This is the second time I have photographed Wainwath Falls in the Yorkshire Dales. Last time was back in early 2007 and you can see the results of the original photo below. This time I use a tripod to create a soft, cotton wool like water effect. I had to turn the original image into black and white because the water was a horrible brown colour, because of the peat in it. This time the water was still the same colour, but I processed this area of the image using a brush in Lightroom to selectively desaturate the water. The autumnal colours above are the icing on the cake in my opinion.
The first time I saw Aira Force was on a Outward Bound trip in October 2004 with College. We went out at night with head torches and I never saw the view looking up at the falls that you can see in the image above. I only managed to look down from the small bridge at the top (it looks very different at night). This image was taken late last year on a photography weekend to Ullswater in the Lake District National Park. It was a difficult photograph to take as I wanted to do a long exposure on a tripod, but there was so much spray coming over the water that the lens got soaked after just a second to two of being pointed at the falls. The people at the top of the bridge are my friends Mike, Liz and Keith from the photography club. The full size version of this image is a little blurred, but I wanted to publish this image as I have a number of photographs of the area around the falls already online, but I only recently realised that the site is missing an image of the waterfall itself.

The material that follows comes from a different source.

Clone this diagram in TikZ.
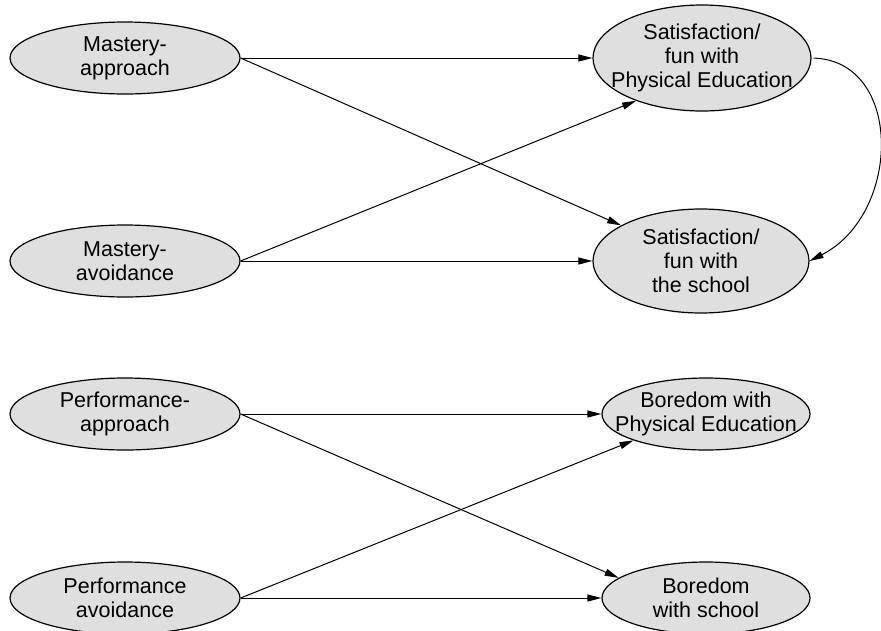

This is a good example of the type of photography my father excels at, and he was stood next to me when I took this photo last year. It really should have been taken on a tripod, but here a monopod was used. The strange looking effect on the water was captured because of a long exposure time compared to the speed the water was flowing. Unfortunately, this was photographed using my Canon Powershot digital compact and the original file is a JPEG. This means that the over exposed (very white part of the image in the bottom right) has no detail in it. It is an example where having a camera that takes photos in a RAW format, would make it possible to recover all the detail is this “blown out” area. Fortunately, as you read this I am probably taking photographs of rivers and streams in the National Park with my newer Nikon DSLR that does take RAW photos. Come back on Tuesday and find out what (if anything) I manage to capture!
Gray Mare’s Tail turned out to be a waterfall. It sounded an interesting place on the map, but I never really expected a waterfall. From the above photograph you can’t really get a good idea of scale but the waterfall drops a spectacular 200 feet. If you click the image above to enlarge to the bigger version you will see a path at the very bottom and a small red dot. After I had taken this photo I walked back over the bridge and up to this red dot, which turned out to be a 2 foot square sign on a large gate. Hopefully that gives you a better idea of the size and scale of this waterfall.